Exception No. 2: Listing and marking shall not be required where the cable enters the building from the outside and is continuously enclosed in a rigid metal conduit system or an intermediate metal conduit system, and such conduit systems are grounded to an electrode in accordance with 800.40(B).
Exception No. 3: Listing and marking shall not be required where the length of the cable within the building, measured from its point of entrance, does not exceed 15 m (50 ft.) and the cable enters the building from the outside and is terminated in an enclosure or on a listed primary protector.
Splice cases or terminal boxes, both metallic and plastic types, are typically used as enclosures for splicing or terminating telephone cables.
This exception limits the length of unlisted outside plant cable to 15 m (50 ft.), while 800.30(B) requires that the primary protector be located as close as practicable to the point at which the cable enters the building.
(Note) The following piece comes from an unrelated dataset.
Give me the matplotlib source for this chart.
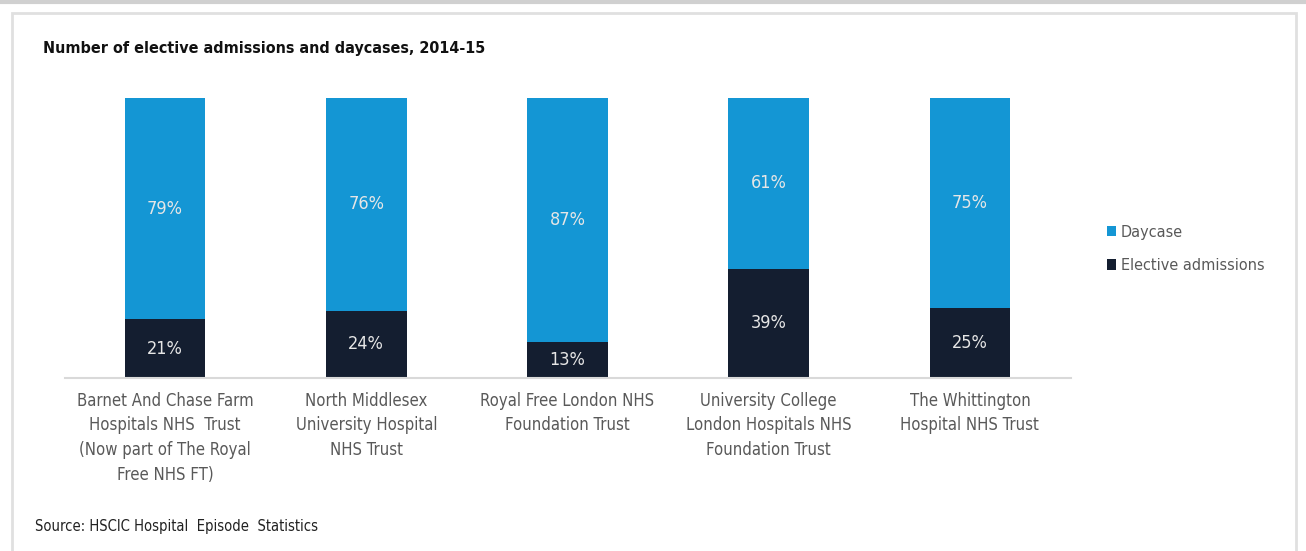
import matplotlib
matplotlib.use("Agg")
import matplotlib.pyplot as plt
from matplotlib.patches import Rectangle
from matplotlib.lines import Line2D
import numpy as np

# data
trusts = [
    "Barnet And Chase Farm\nHospitals NHS  Trust\n(Now part of The Royal\nFree NHS FT)",
    "North Middlesex\nUniversity Hospital\nNHS Trust",
    "Royal Free London NHS\nFoundation Trust",
    "University College\nLondon Hospitals NHS\nFoundation Trust",
    "The Whittington\nHospital NHS Trust",
]
elective = [21, 24, 13, 39, 25]
daycase = [79, 76, 87, 61, 75]

blue = "#1496d4"
navy = "#141e30"
grey_txt = "#595959"

plt.rcParams['font.family'] = ['Liberation Sans Narrow', 'DejaVu Sans']
plt.rcParams['font.stretch'] = 'condensed'

fig = plt.figure(figsize=(13.06, 5.51), dpi=100)

# outer frame
fig.add_artist(Line2D([0, 1], [1 - 1.5/551, 1 - 1.5/551], color="#d0d0d0", lw=3))
fig.add_artist(Rectangle((12/1306, -0.05), (1296-12)/1306, 1.05 - 13/551,
                         fill=False, edgecolor="#e0e0e0", lw=2))

ax = fig.add_axes([64.5/1306, 1 - 378/551, 1006/1306, 280/551])
x = np.arange(len(trusts))
ax.bar(x, elective, width=0.4, color=navy, label="Elective admissions")
ax.bar(x, daycase, width=0.4, bottom=elective, color=blue, label="Daycase")

for i in range(len(x)):
    ax.text(x[i], elective[i] / 2, f"{elective[i]}%", ha="center", va="center",
            color="#e6e6e6", fontsize=13)
    ax.text(x[i], elective[i] + daycase[i] / 2, f"{daycase[i]}%", ha="center",
            va="center", color="#e6e6e6", fontsize=13)

ax.set_xlim(-0.5, 4.5)
ax.set_ylim(0, 100)
ax.set_yticks([])
for s in ["top", "right", "left"]:
    ax.spines[s].set_visible(False)
ax.spines["bottom"].set_color("#d9d9d9")
ax.spines["bottom"].set_linewidth(1.5)
ax.set_xticks(x)
ax.set_xticklabels(trusts, fontsize=12, color=grey_txt, linespacing=1.47)
ax.tick_params(axis="x", length=0, pad=10)

handles, labels = ax.get_legend_handles_labels()
fig.legend(handles[::-1], labels[::-1], loc="center left",
           bbox_to_anchor=(1092/1306, 1 - 249/551), frameon=False,
           fontsize=11.6, labelcolor=grey_txt, handlelength=0.6, handleheight=0.6,
           handletextpad=0.3, labelspacing=1.15)

fig.text(43/1306, 1 - 48/551, "Number of elective admissions and daycases, 2014-15",
         fontsize=11.5, fontweight="bold", color="#111111", va="center")
fig.text(35/1306, 1 - 526/551, "Source: HSCIC Hospital  Episode  Statistics",
         fontsize=10.6, color="#222222", va="center")

fig.savefig("out.png", dpi=100)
Therefore, in installations requiring a primary protector, the outside plant cable may not be permitted to extend 15 m (50 ft.) into the building if it is practicable to place the primary protector closer than 15 m(50 ft.) to the entrance point.
Exception No. 4: Multipurpose cables shall be considered as being suitable for the purpose and shall be permitted to substitute for communications cables as provided for in 800.53(G).
Just to keep things interesting, 800.50 (2002) is now 800.113 (2005). Exception No. 2 and No. 4 (2002) disappeared altogether, and Exception No. 3 (2002) morphed into Exception No. 2 (2005).
Come on guys! Having the type of raceway be determined by whether a term, or point of entrance in this case, is used in an exception to a listing requirement is just too tortuous, even for the NEC. For NEC 2008, please consider revising so that the user can easily understand what is acceptable and what is not.